The lotus as a symbol of Ukrainian resilience

| Stan Waning

Serhii Lysin (20) founded the Lotus Foundation this year. With that foundation, the UT student wants to offer as much support as possible to his country Ukraine, which was invaded by Russia in early 2022. The foundation also serves as an outlet for Lysin.

Serhii Lysin.

The Business Information Technology student remembers February 24, 2022 like it was yesterday. The day Russia invaded his country Ukraine from multiple sides, as a major escalation of the Russian-Ukrainian War that has been raging since 2014. On autopilot, Lysin and some compatriots in Enschede started fundraising campaigns. ‘But it was difficult to keep all those actions organized’, Lysin looks back.

5th National Guard Brigade

In April 2022, he got in touch online with a member of the Ukrainian 5th National Guard Brigade. 'He told me that his brigade urgently needed plate carriers. Together with Max Dryhval, Saxion student, I collected a sum of money for that. Yet we felt we wanted to do more. And we felt our actions were not professional enough.' That causes the birth of the Lotus Foundation early this year. 'The lotus as a symbol of resilience, because the flower grows through mud. Just as resilient as the Ukrainian people.'

The foundation now consists of a dozen international members. Lysin and Dryhval are the driving forces. The Lotus Foundation has three pillars. The first consists of organizing events to raise money for immediate needs in Ukraine. The second pillar focuses on support for citizens in crisis situations. ‘For example, we recently held an action to help people in Kherson after the Kakhovkadam was destroyed by the Russians’, says Lysin.

'Ever since the start of the war, I feel like I'm not doing enough.'

In addition to raising money, the Lotus Foundation is also trying to make a difference on a technical level. How? With a Telegram Bot. ‘We're still in the testing phase, but we built our own bot that helps locate missing Ukrainian soldiers who may be captured. The Russians share a lot of information in Telegram about Ukrainian soldiers held hostage. We are trying to have that data automatically scanned and linked. We hope to deploy the bot soon.’

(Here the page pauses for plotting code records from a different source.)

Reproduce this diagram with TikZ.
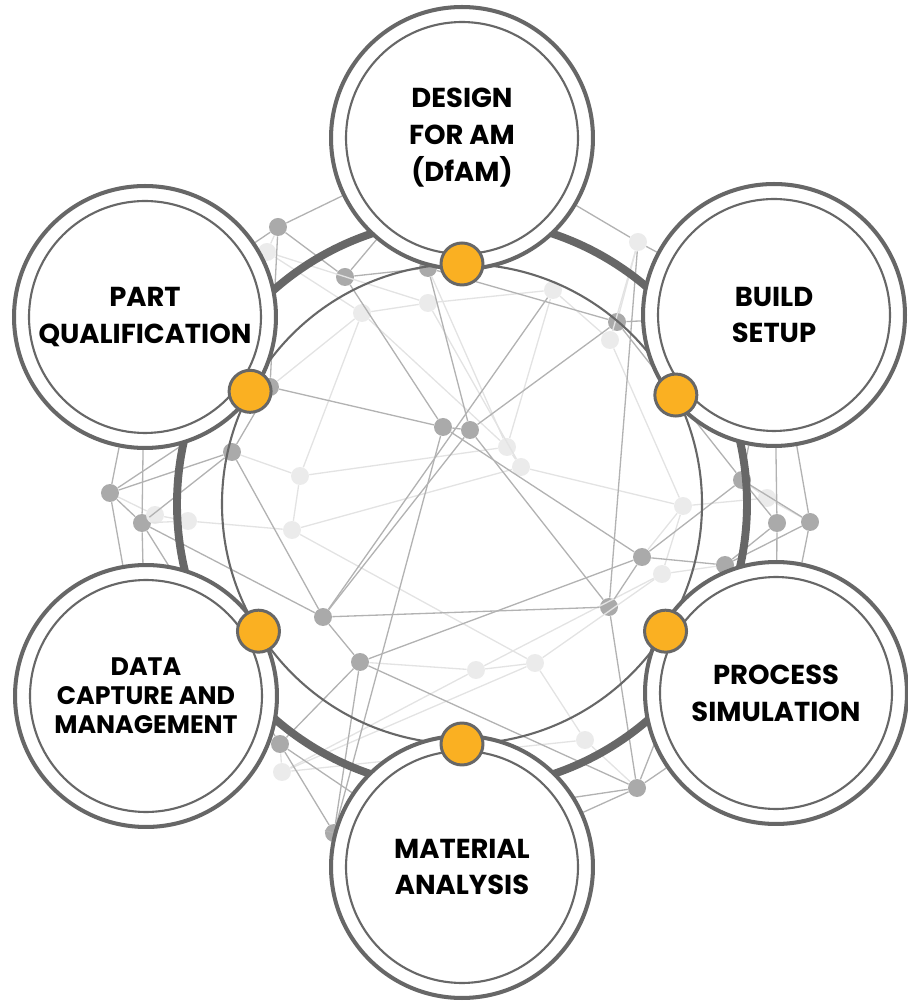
\documentclass[tikz,border=0pt]{standalone}
\usepackage{fontspec}
\setmainfont{Poppins}
\usetikzlibrary{positioning}
\definecolor{ringgray}{RGB}{103,103,103}
\definecolor{hubgold}{RGB}{250,176,34}
\pgfdeclarelayer{back}
\pgfsetlayers{back,main}

\begin{document}
\begin{tikzpicture}[x=0.02cm, y=0.02cm,
        stage/.style={circle, draw=ringgray, line width=2.3pt, fill=white,
                      minimum size=5.24cm, inner sep=0pt, align=center,
                      font=\bfseries\fontsize{15.6}{21}\selectfont,
                      path picture={\draw[ringgray, line width=1.2pt]
                        (path picture bounding box.center) circle[radius=2.32cm];}},
        hub/.style={circle, draw=ringgray, line width=1.7pt, fill=hubgold,
                    minimum size=0.84cm, inner sep=0pt},
        knot/.style={circle, fill=gray!67, minimum size=0.36cm, inner sep=0pt},
        faintknot/.style={knot, fill=gray!16},
        link/.style={gray!60, line width=0.75pt},
        faint/.style={gray!22, line width=0.75pt}
      ]
        \useasboundingbox (-462,-499) rectangle (445,504);

        \node[stage] (dfam) at (0,366) {DESIGN\\FOR AM\\(DfAM)};
        \node[stage] (setup) at (312,189) {BUILD\\SETUP};
        \node[stage] (procsim) at (314,-189) {PROCESS\\SIMULATION};
        \node[stage] (material) at (0,-363) {MATERIAL\\ANALYSIS};
        \node[stage, font=\bfseries\fontsize{14.4}{16.5}\selectfont]
          (datacap) at (-316,-192) {DATA\\CAPTURE AND\\MANAGEMENT};
        \node[stage] (partqual) at (-317,187) {PART\\QUALIFICATION};

        \begin{pgfonlayer}{back}
          \foreach \name/\pos in {d1/{(-19,77)}, d2/{(8,74)}, d3/{(147,-103)},
              d4/{(180,-53)}, d5/{(-139,-113)}, d6/{(-102,-158)}, d7/{(-182,-240)},
              d8/{(-128,-329)}, d9/{(-352,11)}, d10/{(-320,-19)}, d11/{(-230,52)},
              d12/{(280,24)}, d13/{(315,-19)}, d14/{(348,-18)}, d15/{(-184,277)},
              d16/{(-117,227)}, d17/{(155,182)}, d18/{(263,-61)}, d19/{(175,-284)},
              d20/{(-192,117)}, d21/{(-34,236)}}
            \node[knot] (\name) at \pos {};
          \foreach \name/\pos in {l1/{(45,57)}, l2/{(59,37)}, l3/{(14,-166)},
              l4/{(-180,-268)}, l5/{(-307,-11)}, l6/{(-274,-17)}, l7/{(-170,-26)},
              l8/{(305,6)}, l9/{(221,-2)}, l10/{(200,-70)}, l11/{(-100,191)},
              l12/{(-34,201)}, l13/{(148,164)}, l14/{(91,214)}, l15/{(176,262)},
              l16/{(-195,252)}, l17/{(-162,28)}, l18/{(73,-159)}, l19/{(123,-236)}}
            \node[faintknot] (\name) at \pos {};

          \foreach \a/\b in {l1/l2, l1/d21, l2/l9, l2/l7, l1/l11, l3/l18, l3/d6,
              l3/l4, l4/d7, l5/l6, l6/l7, l7/l17, l17/d11, l17/l11, l8/l9, l9/l10,
              l10/d18, l10/l18, l11/l12, l12/l14, l13/l14, l13/l15, l15/d17,
              l16/d15, l16/l11, l18/l19, l19/d19, l12/l2, l17/l1, l3/l10, l8/d12,
              l6/d10, l16/l12, l13/l9, l19/l4, l5/d9, l8/d14, l14/l1, l7/l18,
              l11/d20, l9/d4, l4/l18}
            \draw[faint] (\a) -- (\b);
          \foreach \a/\b in {d1/d2, d1/d16, d1/d20, d1/d8, d1/d4, d2/d21, d2/d5,
              d2/d3, d3/d5, d3/d4, d3/d19, d4/d6, d4/d12, d4/d18, d5/d6, d5/d11,
              d5/d10, d6/d7, d6/d8, d7/d8, d7/d10, d9/d10, d9/d11, d9/d20,
              d10/d11, d11/d20, d12/d13, d12/d14, d12/d17, d13/d18, d14/d18,
              d15/d16, d15/d20, d16/d21, d17/d21, d18/d19, d19/d8, l14/d5,
              l15/d3, d2/d17, d6/d19}
            \draw[link] (\a) -- (\b);
          \foreach \a/\b in {d9/partqual, d10/datacap, d10/partqual, d9/datacap,
              d13/setup, d13/procsim, d14/setup, d14/procsim, d15/partqual,
              d15/dfam, d16/dfam, l16/partqual, d7/datacap, d7/material,
              d8/material, d19/material, d19/procsim, d18/procsim, l15/dfam,
              l15/setup, d17/setup, d21/dfam, d20/partqual, d12/setup}
            \draw[link] (\a) -- (\b);

          \draw[ringgray, line width=4.5pt] (0,0) circle[radius=285];
          \draw[ringgray, line width=1.2pt] (0,0) circle[radius=240];
        \end{pgfonlayer}

        \node[hub] (hdfam) at (90:240) {};
        \node[hub] (hsetup) at (27:240) {};
        \node[hub] (hprocsim) at (-32:240) {};
        \node[hub] (hmaterial) at (-90:240) {};
        \node[hub] (hdatacap) at (212:240) {};
        \node[hub] (hpartqual) at (152:240) {};
      \end{tikzpicture}
\end{document}
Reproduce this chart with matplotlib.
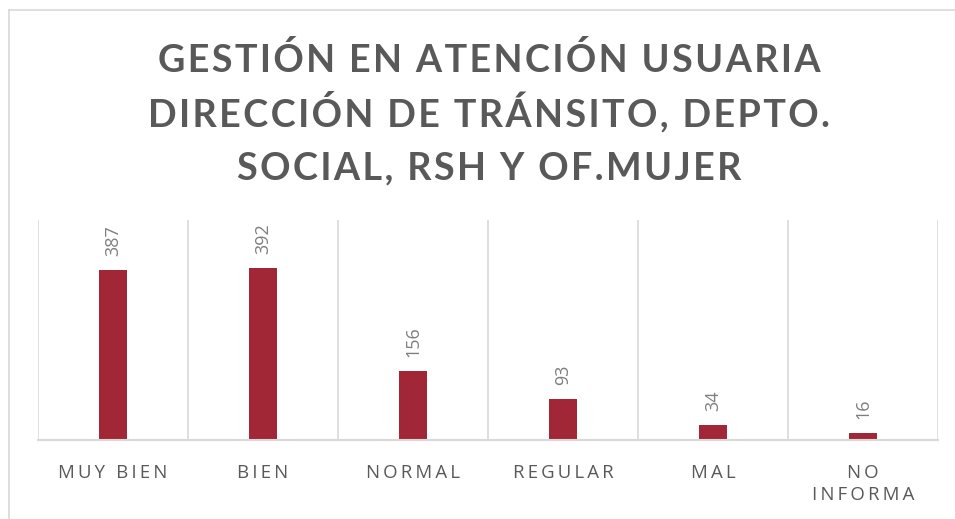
import matplotlib
matplotlib.use("Agg")
import matplotlib.pyplot as plt
from matplotlib.lines import Line2D

categories = ["MUY BIEN", "BIEN", "NORMAL", "REGULAR", "MAL", "NO\nINFORMA"]
values = [387, 392, 156, 93, 34, 16]
title_lines = [
    "GESTIÓN EN ATENCIÓN USUARIA",
    "DIRECCIÓN DE TRÁNSITO, DEPTO.",
    "SOCIAL, RSH Y OF.MUJER",
]

BAR = "#A12737"
GRID = "#D9D9D9"
TEXT = "#595959"
FONT = ["Open Sans", "DejaVu Sans"]


def spaced(s, sep="\u2009"):
    # fake letter spacing, line by line
    return "\n".join(sep.join(line) for line in s.split("\n"))


fig = plt.figure(figsize=(9.55, 5.19), dpi=100)
fig.patch.set_facecolor("white")

# outer chart border (cropped on right / bottom)
bx, by = 9 / 955, 1 - 10 / 519
fig.add_artist(Line2D([bx, bx], [0, by], color=GRID, lw=1.2, transform=fig.transFigure))
fig.add_artist(Line2D([bx, 1], [by, by], color=GRID, lw=1.2, transform=fig.transFigure))

# title, one line at a time (baselines)
for line, base in zip(title_lines, [72, 126, 179]):
    fig.text(
        489 / 955, 1 - base / 519, spaced(line, "\u200a"),
        ha="center", va="baseline", fontsize=27.2, fontweight="bold",
        color=TEXT, family=["Lato", "DejaVu Sans"],
    )

ax = fig.add_axes([38 / 955, 79 / 519, 900 / 955, 220 / 519])
x = list(range(len(categories)))
bars = ax.bar(x, values, width=0.187, color=BAR, zorder=3)

ax.set_xlim(-0.5, len(categories) - 0.5)
ax.set_ylim(0, 500)

for i in range(len(categories) + 1):
    ax.axvline(i - 0.5, color=GRID, lw=1.2, zorder=1)

for rect, v in zip(bars, values):
    ax.annotate(
        str(v), (rect.get_x() + rect.get_width() / 2, rect.get_height()),
        xytext=(0, 10), textcoords="offset points",
        ha="center", va="bottom", rotation=90,
        fontsize=13, color="#7F7F7F", family=FONT,
    )

ax.set_xticks(x)
ax.set_xticklabels([spaced(c) for c in categories], fontsize=13.4, color=TEXT,
                   family=FONT, linespacing=1.3, va="top")
ax.tick_params(axis="x", length=0, pad=17)
ax.set_yticks([])
for side in ["top", "left", "right"]:
    ax.spines[side].set_visible(False)
ax.spines["bottom"].set_color(GRID)
ax.spines["bottom"].set_linewidth(1.5)
ax.spines["bottom"].set_zorder(4)

fig.savefig("out.png", dpi=100, facecolor=fig.get_facecolor())
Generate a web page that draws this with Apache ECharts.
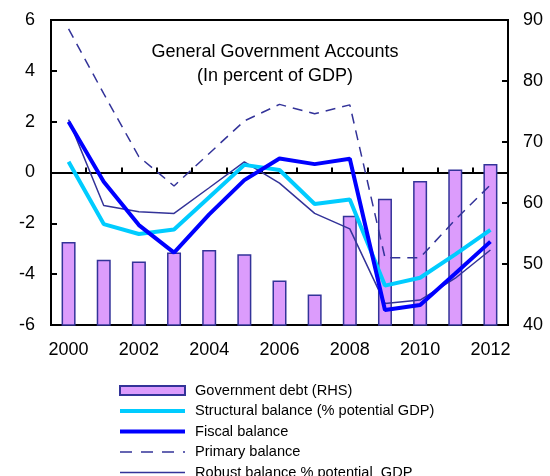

Lysin is temporarily staying in Espoo, Finland, for an exchange. The time he does not spend on his studies, he puts into the foundation. 'It's a kind of outlet. Ever since the start of the war, I feel like I'm not doing enough. Men in Ukraine picked up the sword to protect our country and I just sit and study. My father tries to keep me calm in that.’

The general mobilization - all conscript men must stay within the borders since the invasion - means that Lysin has not been in his country since the start of the war. After all, that would mean he cannot leave the country. 'That makes the situation tough. Especially the first period. My family lives north of capital Kyiv, near the area taken by the Russians at the beginning.' Lysin saw his mother, sister, grandfather and grandmother twice in the past year and a half, in Poland. 'Emotional days, but also very encouraging to see them again. It confirmed for me that I have to keep doing my thing and that is to help as much as possible. With the foundation, we already raised about 590,000 hryvnas (about 15,500 euros. ed.). We hope to raise much more.’